## Supplied data
·····
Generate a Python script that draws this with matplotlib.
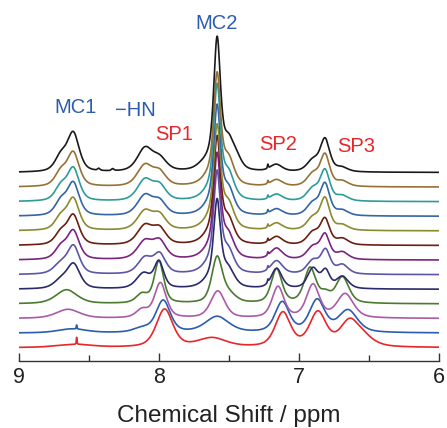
import numpy as np
import matplotlib.pyplot as plt

plt.rcParams['font.family'] = ['Liberation Sans', 'DejaVu Sans']

# peak lists: (shift / ppm, height, half width / ppm)
# spectra are listed bottom to top
red_peaks = [(8.60, 3, 0.15), (8.588, 7, 0.003), (7.96, 38, 0.07), (7.62, 9, 0.12),
             (7.115, 34, 0.065), (6.865, 34, 0.07), (6.64, 24, 0.08), (6.54, 8, 0.09)]
blue_peaks = [(8.62, 4, 0.12), (8.588, 4, 0.003), (8.12, 4, 0.07), (7.97, 32, 0.06),
              (7.585, 16, 0.10), (7.12, 30, 0.06), (6.87, 32, 0.065), (6.65, 22, 0.08)]
magenta_peaks = [(8.65, 9, 0.10), (8.12, 8, 0.05), (7.99, 35, 0.05), (7.58, 27, 0.06),
                 (7.15, 31, 0.05), (6.90, 33, 0.055), (6.67, 24, 0.07)]
green_peaks = [(8.66, 14, 0.09), (8.12, 9, 0.05), (8.00, 42, 0.04), (7.585, 45, 0.045),
               (7.50, 8, 0.06), (7.16, 34, 0.045), (6.92, 35, 0.05), (6.81, 8, 0.04),
               (6.69, 26, 0.055)]
navy_peaks = [(8.70, 8, 0.06), (8.61, 24, 0.055), (8.11, 15, 0.06), (8.00, 26, 0.04),
              (7.585, 70, 0.027), (7.585, 18, 0.08), (7.50, 12, 0.05), (7.222, 3, 0.004),
              (7.16, 20, 0.045), (6.90, 20, 0.045), (6.81, 17, 0.035), (6.69, 12, 0.05)]
slate_peaks = [(8.70, 10, 0.06), (8.61, 27, 0.05), (8.10, 16, 0.06), (7.995, 19, 0.05),
               (7.585, 82, 0.027), (7.585, 20, 0.08), (7.50, 15, 0.045), (7.222, 3, 0.004),
               (7.16, 13, 0.05), (6.90, 13, 0.05), (6.81, 23, 0.04), (6.69, 9, 0.05)]
purple_peaks = [(8.70, 12, 0.05), (8.612, 28, 0.05), (8.10, 18, 0.065), (7.995, 17, 0.055),
                (7.585, 85, 0.027), (7.585, 20, 0.08), (7.50, 16, 0.045), (7.222, 3, 0.004),
                (7.16, 11, 0.05), (6.90, 12, 0.05), (6.814, 24, 0.04), (6.69, 7, 0.05)]
darkred_peaks = [(8.70, 12, 0.05), (8.612, 29, 0.05), (8.10, 19, 0.065), (7.995, 15, 0.055),
                 (7.585, 87, 0.027), (7.585, 20, 0.08), (7.50, 17, 0.045), (7.222, 3, 0.004),
                 (7.16, 8, 0.05), (6.90, 12, 0.05), (6.814, 25, 0.04), (6.69, 6, 0.05)]
olive_peaks = [(8.70, 13, 0.05), (8.612, 31, 0.05), (8.10, 19, 0.065), (7.995, 14, 0.055),
               (7.585, 84, 0.027), (7.585, 20, 0.08), (7.50, 18, 0.045), (7.222, 3, 0.004),
               (7.16, 7, 0.05), (6.90, 12, 0.05), (6.814, 31, 0.04), (6.69, 5, 0.05)]
steel_peaks = [(8.70, 14, 0.05), (8.612, 32, 0.05), (8.10, 20, 0.065), (7.995, 13, 0.055),
               (7.585, 89, 0.027), (7.585, 20, 0.08), (7.50, 18, 0.045), (7.222, 3, 0.004),
               (7.16, 6.5, 0.05), (6.90, 12, 0.05), (6.814, 31, 0.04), (6.69, 5, 0.05)]
teal_peaks = [(8.70, 14, 0.05), (8.612, 32, 0.05), (8.10, 21, 0.065), (7.995, 14, 0.055),
              (7.585, 95, 0.027), (7.585, 20, 0.08), (7.50, 19, 0.045), (7.222, 3, 0.004),
              (7.16, 6.5, 0.05), (6.90, 12, 0.05), (6.814, 30, 0.04), (6.69, 5, 0.05)]
brown_peaks = [(8.70, 14, 0.05), (8.612, 33, 0.05), (8.10, 21, 0.065), (7.995, 13, 0.055),
               (7.585, 92, 0.027), (7.585, 20, 0.08), (7.50, 19, 0.045), (7.222, 3, 0.004),
               (7.16, 6.5, 0.05), (6.90, 12, 0.05), (6.814, 31, 0.04), (6.69, 5, 0.05)]
black_peaks = [(8.70, 15, 0.05), (8.612, 38, 0.05), (8.43, 2, 0.01), (8.33, 2, 0.01),
               (8.10, 23, 0.065), (7.995, 12, 0.06), (7.70, 2, 0.05), (7.585, 112, 0.027),
               (7.585, 20, 0.08), (7.50, 22, 0.045), (7.44, 8, 0.04), (7.222, 4, 0.004),
               (7.163, 7, 0.05), (6.90, 11, 0.05), (6.814, 32, 0.04), (6.695, 4, 0.05)]

spectra = [red_peaks, blue_peaks, magenta_peaks, green_peaks, navy_peaks, slate_peaks,
           purple_peaks, darkred_peaks, olive_peaks, steel_peaks, teal_peaks,
           brown_peaks, black_peaks]
colors = ['#e8262a', '#2c5cb0', '#a95ba8', '#4a7a30', '#2b2a6b', '#5b56a6', '#7b237f',
          '#6a1f10', '#8a8a30', '#3465a4', '#2e9b9b', '#957135', '#1a1a1a']

peak_names = ['MC1', '\u2212HN', 'SP1', 'MC2', 'SP2', 'SP3']
name_shifts = [8.593, 8.171, 7.89, 7.588, 7.148, 6.595]
name_colors = ['#2b5cb0', '#2b5cb0', '#e8262a', '#2b5cb0', '#e8262a', '#e8262a']

ppm = np.linspace(6.0, 9.0, 6001)
eta = 0.5  # lorentzian fraction of the line shape

fig = plt.figure(figsize=(4.47, 4.28), dpi=100)
ax = fig.add_axes([19 / 447, 67 / 428, 420 / 447, 361 / 428])

step = 14.6
for i, (peaks, c) in enumerate(zip(spectra, colors)):
    y = np.zeros_like(ppm)
    for x0, h, w in peaks:
        r = ((ppm - x0) / w) ** 2
        y += h * (eta / (1 + r) + (1 - eta) * np.exp(-np.log(2) * r))
    ax.plot(ppm, y + 13.3 + step * i, color=c, lw=1.2)

name_y = [253.7, 251, 227, 337.7, 217, 214.3]
for name, xs, ys, c in zip(peak_names, name_shifts, name_y, name_colors):
    ax.text(xs, ys, name, color=c, fontsize=14.5, ha='center', va='center')

ax.set_xlim(9, 6)
ax.set_ylim(0, 361)
for s in ['top', 'left', 'right']:
    ax.spines[s].set_visible(False)
ax.spines['bottom'].set_color('#333333')
ax.spines['bottom'].set_linewidth(1.0)
ax.set_yticks([])
ax.set_xticks([9, 8, 7, 6])
ax.set_xticks([8.5, 7.5, 6.5], minor=True)
ax.tick_params(axis='x', which='major', direction='in', length=6, width=1,
               color='#333333', labelsize=15.5, labelcolor='#222222', pad=4)
ax.tick_params(axis='x', which='minor', direction='in', length=4, width=1, color='#333333')
ax.set_xlabel('Chemical Shift / ppm', fontsize=17.5, color='#222222', labelpad=12.5)

fig.savefig('out.png', dpi=100)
·····
## What to work on
Return the material line for line, from its beginning to the line that contains "plt.rcParams['font.family'] = ['Liberation", with the pictures left out.

## Correct result
Generate a Python script that draws this with matplotlib.
import numpy as np
import matplotlib.pyplot as plt

plt.rcParams['font.family'] = ['Liberation Sans', 'DejaVu Sans']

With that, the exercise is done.